Starting with the --initial flag produces the same result as clearing the cluster-data directory. 
The data node starts, but fetch the whole data set from the other data node in the group. 

Regards, 
Vincent.
[17 Apr 2019 14:08] MySQL Verification Team
Hi,

Once you start it with initial, will it restart properly next time (no flags) or you need to do initial every time you restart it?

thanks
Bogdan
[17 Apr 2019 14:13] Vincent Guillemette
Hi, 

I need to start the data node with the --initial flag every time. 

Regards, 
Vincent.
[3 May 2019 6:34] Vincent Guillemette
Hi, 

If it's of any help, issue persists in version 8.0.16-dmr. 

Regards, 
Vincent.
[3 May 2019 6:34] Vincent Guillemette
8.0.16-dmr trace logs

Attachment: mysql-bug-8-0-16.zip (application/x-zip-compressed, text), 79.91 KiB.

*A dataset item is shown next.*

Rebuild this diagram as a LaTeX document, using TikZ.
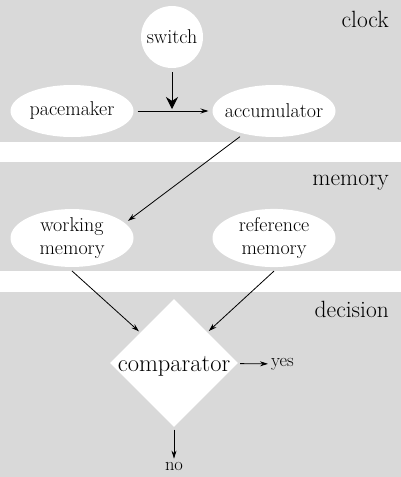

[6 May 2019 11:31] MySQL Verification Team
Verified on windows only

thanks for submitting the bug

all best
Bogdan
[31 Oct 2019 13:48] Mauritz Sundell
Posted by developer:
 
Should be same bug as fixed  Bug #30484272 	USING DISK DATA ON WINDOWS FAILS NODE RESTART: TSMAN: FILE SYSTEM CLOSE FAILED.